__DESCRIPTION OF THE TASK__:
Restate the data below word for word. Skip any images it contains.

__INPUT RECORDS__:
>> START

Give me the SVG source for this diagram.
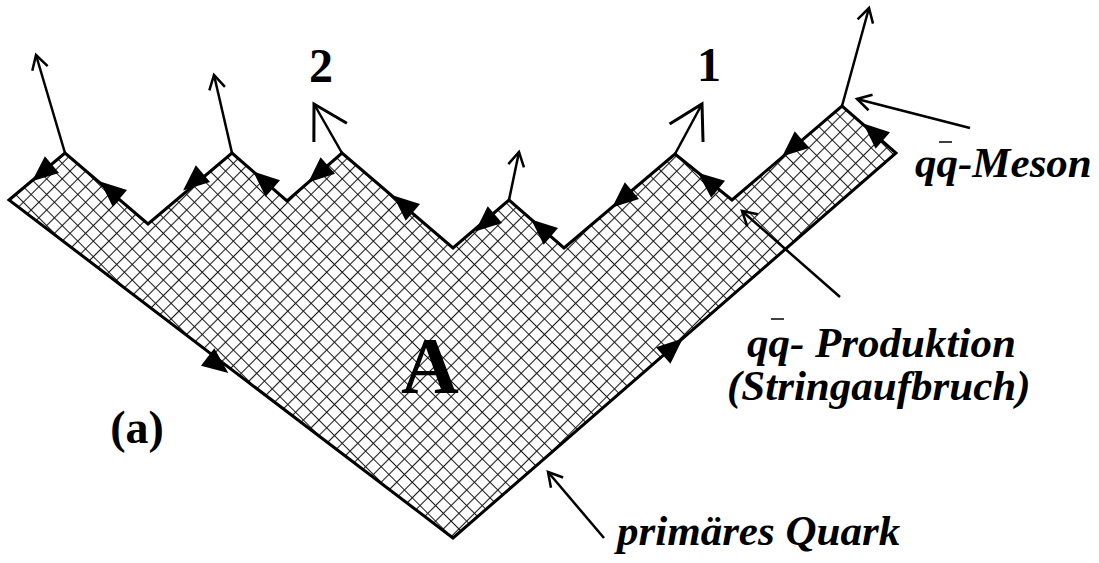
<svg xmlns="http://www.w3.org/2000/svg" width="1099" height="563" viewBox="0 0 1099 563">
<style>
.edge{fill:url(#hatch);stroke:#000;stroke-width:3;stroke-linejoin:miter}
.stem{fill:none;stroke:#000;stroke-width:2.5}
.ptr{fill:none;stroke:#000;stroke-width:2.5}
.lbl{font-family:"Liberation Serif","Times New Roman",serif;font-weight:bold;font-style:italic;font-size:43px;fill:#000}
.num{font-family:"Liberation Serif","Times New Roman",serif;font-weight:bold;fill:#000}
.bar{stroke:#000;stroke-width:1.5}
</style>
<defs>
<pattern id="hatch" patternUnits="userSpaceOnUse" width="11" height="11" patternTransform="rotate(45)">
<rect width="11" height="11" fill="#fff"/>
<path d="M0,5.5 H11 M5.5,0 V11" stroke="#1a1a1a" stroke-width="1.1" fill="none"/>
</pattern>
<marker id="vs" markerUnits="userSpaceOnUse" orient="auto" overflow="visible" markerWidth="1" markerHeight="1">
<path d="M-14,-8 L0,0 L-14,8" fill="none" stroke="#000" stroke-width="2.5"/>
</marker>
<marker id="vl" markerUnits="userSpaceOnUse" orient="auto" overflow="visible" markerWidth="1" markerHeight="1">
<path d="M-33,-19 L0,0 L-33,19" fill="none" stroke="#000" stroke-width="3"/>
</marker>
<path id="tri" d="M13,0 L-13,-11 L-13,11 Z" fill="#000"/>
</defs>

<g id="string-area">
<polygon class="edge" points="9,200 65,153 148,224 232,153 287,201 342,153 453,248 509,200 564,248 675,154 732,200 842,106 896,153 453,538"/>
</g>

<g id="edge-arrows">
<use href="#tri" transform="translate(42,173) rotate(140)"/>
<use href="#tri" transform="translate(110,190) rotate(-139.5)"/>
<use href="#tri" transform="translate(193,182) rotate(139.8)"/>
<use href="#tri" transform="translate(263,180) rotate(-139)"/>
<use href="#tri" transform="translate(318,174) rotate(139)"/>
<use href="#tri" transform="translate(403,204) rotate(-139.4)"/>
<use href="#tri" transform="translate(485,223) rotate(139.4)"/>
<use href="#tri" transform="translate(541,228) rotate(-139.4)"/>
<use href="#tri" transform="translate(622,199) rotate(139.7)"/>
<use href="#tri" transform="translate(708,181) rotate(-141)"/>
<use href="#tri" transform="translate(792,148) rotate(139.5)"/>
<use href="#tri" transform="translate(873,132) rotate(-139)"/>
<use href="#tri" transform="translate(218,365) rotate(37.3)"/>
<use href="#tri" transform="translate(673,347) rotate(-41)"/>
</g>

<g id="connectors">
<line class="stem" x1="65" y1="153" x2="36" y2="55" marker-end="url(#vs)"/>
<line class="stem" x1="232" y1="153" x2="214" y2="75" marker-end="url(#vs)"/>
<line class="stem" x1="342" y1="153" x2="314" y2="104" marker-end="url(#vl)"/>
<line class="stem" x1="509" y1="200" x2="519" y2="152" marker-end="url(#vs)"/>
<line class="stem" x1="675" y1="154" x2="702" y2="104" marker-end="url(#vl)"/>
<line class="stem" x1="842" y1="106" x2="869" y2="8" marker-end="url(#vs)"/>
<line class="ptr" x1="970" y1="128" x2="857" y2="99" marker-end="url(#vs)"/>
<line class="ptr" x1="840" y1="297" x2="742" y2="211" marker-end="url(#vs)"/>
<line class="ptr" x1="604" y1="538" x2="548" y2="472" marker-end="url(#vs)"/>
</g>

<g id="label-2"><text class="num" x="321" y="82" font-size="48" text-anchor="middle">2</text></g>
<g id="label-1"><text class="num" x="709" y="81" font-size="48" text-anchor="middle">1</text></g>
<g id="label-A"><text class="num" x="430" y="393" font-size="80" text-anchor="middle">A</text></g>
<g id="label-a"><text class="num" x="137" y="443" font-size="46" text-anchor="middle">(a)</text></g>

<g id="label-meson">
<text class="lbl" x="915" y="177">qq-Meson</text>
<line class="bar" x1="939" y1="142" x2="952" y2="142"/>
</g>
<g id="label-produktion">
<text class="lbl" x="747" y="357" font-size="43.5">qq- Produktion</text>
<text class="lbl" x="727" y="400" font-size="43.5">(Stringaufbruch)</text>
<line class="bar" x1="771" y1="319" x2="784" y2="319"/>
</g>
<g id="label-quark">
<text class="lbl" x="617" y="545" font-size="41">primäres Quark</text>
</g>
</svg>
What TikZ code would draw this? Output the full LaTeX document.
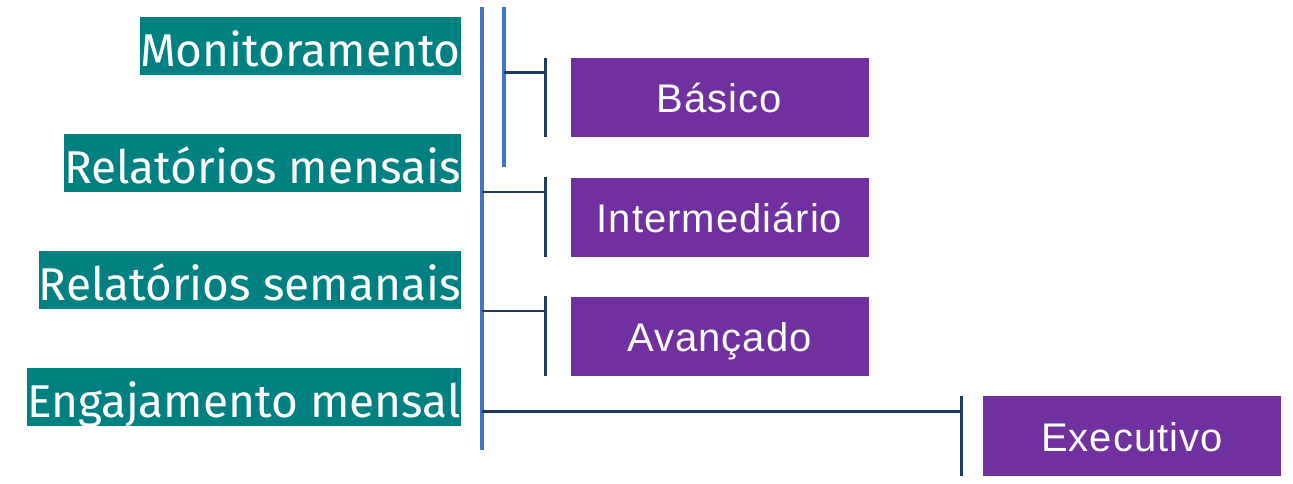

>> END

__SOLUTION FOR THIS PROBLEM__:
Give me the SVG source for this diagram.
<svg xmlns="http://www.w3.org/2000/svg" width="1099" height="563" viewBox="0 0 1099 563">
<style>
.edge{fill:url(#hatch);stroke:#000;stroke-width:3;stroke-linejoin:miter}
.stem{fill:none;stroke:#000;stroke-width:2.5}
.ptr{fill:none;stroke:#000;stroke-width:2.5}
.lbl{font-family:"Liberation Serif","Times New Roman",serif;font-weight:bold;font-style:italic;font-size:43px;fill:#000}
.num{font-family:"Liberation Serif","Times New Roman",serif;font-weight:bold;fill:#000}
.bar{stroke:#000;stroke-width:1.5}
</style>
<defs>
<pattern id="hatch" patternUnits="userSpaceOnUse" width="11" height="11" patternTransform="rotate(45)">
<rect width="11" height="11" fill="#fff"/>
<path d="M0,5.5 H11 M5.5,0 V11" stroke="#1a1a1a" stroke-width="1.1" fill="none"/>
</pattern>
<marker id="vs" markerUnits="userSpaceOnUse" orient="auto" overflow="visible" markerWidth="1" markerHeight="1">
<path d="M-14,-8 L0,0 L-14,8" fill="none" stroke="#000" stroke-width="2.5"/>
</marker>
<marker id="vl" markerUnits="userSpaceOnUse" orient="auto" overflow="visible" markerWidth="1" markerHeight="1">
<path d="M-33,-19 L0,0 L-33,19" fill="none" stroke="#000" stroke-width="3"/>
</marker>
<path id="tri" d="M13,0 L-13,-11 L-13,11 Z" fill="#000"/>
</defs>

<g id="string-area">
<polygon class="edge" points="9,200 65,153 148,224 232,153 287,201 342,153 453,248 509,200 564,248 675,154 732,200 842,106 896,153 453,538"/>
</g>

<g id="edge-arrows">
<use href="#tri" transform="translate(42,173) rotate(140)"/>
<use href="#tri" transform="translate(110,190) rotate(-139.5)"/>
<use href="#tri" transform="translate(193,182) rotate(139.8)"/>
<use href="#tri" transform="translate(263,180) rotate(-139)"/>
<use href="#tri" transform="translate(318,174) rotate(139)"/>
<use href="#tri" transform="translate(403,204) rotate(-139.4)"/>
<use href="#tri" transform="translate(485,223) rotate(139.4)"/>
<use href="#tri" transform="translate(541,228) rotate(-139.4)"/>
<use href="#tri" transform="translate(622,199) rotate(139.7)"/>
<use href="#tri" transform="translate(708,181) rotate(-141)"/>
<use href="#tri" transform="translate(792,148) rotate(139.5)"/>
<use href="#tri" transform="translate(873,132) rotate(-139)"/>
<use href="#tri" transform="translate(218,365) rotate(37.3)"/>
<use href="#tri" transform="translate(673,347) rotate(-41)"/>
</g>

<g id="connectors">
<line class="stem" x1="65" y1="153" x2="36" y2="55" marker-end="url(#vs)"/>
<line class="stem" x1="232" y1="153" x2="214" y2="75" marker-end="url(#vs)"/>
<line class="stem" x1="342" y1="153" x2="314" y2="104" marker-end="url(#vl)"/>
<line class="stem" x1="509" y1="200" x2="519" y2="152" marker-end="url(#vs)"/>
<line class="stem" x1="675" y1="154" x2="702" y2="104" marker-end="url(#vl)"/>
<line class="stem" x1="842" y1="106" x2="869" y2="8" marker-end="url(#vs)"/>
<line class="ptr" x1="970" y1="128" x2="857" y2="99" marker-end="url(#vs)"/>
<line class="ptr" x1="840" y1="297" x2="742" y2="211" marker-end="url(#vs)"/>
<line class="ptr" x1="604" y1="538" x2="548" y2="472" marker-end="url(#vs)"/>
</g>

<g id="label-2"><text class="num" x="321" y="82" font-size="48" text-anchor="middle">2</text></g>
<g id="label-1"><text class="num" x="709" y="81" font-size="48" text-anchor="middle">1</text></g>
<g id="label-A"><text class="num" x="430" y="393" font-size="80" text-anchor="middle">A</text></g>
<g id="label-a"><text class="num" x="137" y="443" font-size="46" text-anchor="middle">(a)</text></g>

<g id="label-meson">
<text class="lbl" x="915" y="177">qq-Meson</text>
<line class="bar" x1="939" y1="142" x2="952" y2="142"/>
</g>
<g id="label-produktion">
<text class="lbl" x="747" y="357" font-size="43.5">qq- Produktion</text>
<text class="lbl" x="727" y="400" font-size="43.5">(Stringaufbruch)</text>
<line class="bar" x1="771" y1="319" x2="784" y2="319"/>
</g>
<g id="label-quark">
<text class="lbl" x="617" y="545" font-size="41">primäres Quark</text>
</g>
</svg>
What TikZ code would draw this? Output the full LaTeX document.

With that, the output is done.